A new treatment for PTSD sounds downright futuristic: researchers believe that stimulating genes that help with learning new behaviors in fear-conditioned mice could teach us how to combat deeply entrenched post-traumatic stress disorder in humans. Up until now, exposure therapy has been the most effective course of treatment for those revisiting anxiety from distant memories, and it hasn't proven terribly effective. But now, scientists at MIT have found a way to physically alter the neurons associated with memory so that they become healthier, more robust, and allow their subjects to supplant residual fears.
The study, published in the Cell journal, promises to solve the problem of how to help the 29 percent of diagnosed PTSD sufferers who battle with negative, persistent memories. Study author Li-Huei Tsai, a neurobiologist and director of Picower Institute for Learning and Memory at MIT, said "we can see that this treatment can markedly increase synaptic density, and synapses are the basic unit for the communication between neurons." That conditioning is what helps subjects to combat fear. In other words, the fear isn't banished, so much as supplanted.
Previous research has shown that neurons in the hippocampus can undergo significant changes after short-term memories are induced, but not after recall of distant memories. That's what you call neuroplasticity, something that's mediated by our genes.
Trainers used Pavlovian conditioning to get mice to associate a tone or a setting (which in the case of this experiment was a cage) with a shock. They then exposed the mice repeatedly to the tone or context without the subsequent shock, until they ceased to freeze in response to that stimulus. Some mice underwent this training in one long session, while others received short sessions over four days (a therapy timing thought to have greater effect among humans).

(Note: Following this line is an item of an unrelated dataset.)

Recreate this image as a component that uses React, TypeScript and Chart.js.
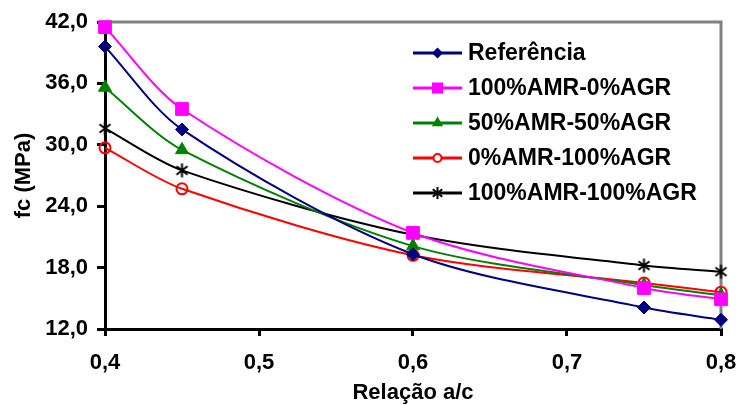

In the mice tested the next day, fear responses to the conditioned stimulus were much reduced. For mice tested much later, fear responses remained. But when researchers administered a compound called a histone deacetylase inhibitor after the exposure to the conditioned stimulus — but before each of the extinction training regimes — the mice’s fear response was reduced, even for the relatively distant memories.
Significantly, the fear-conditioned mice that no longer responded fearfully to a context after the multi-session extinction training still responded fearfully to a tone, suggesting that the original memory wasn't being replaced so much as re-associated.
Although it's unclear yet whether epigenetic therapies like this can be applied to humans without causing harm, Tsai and his team now plan to explore effects on other parts of the brain, as well as non-pharmaceutical ways to stimulate gene expression, such as using light, a process known as optogenetics.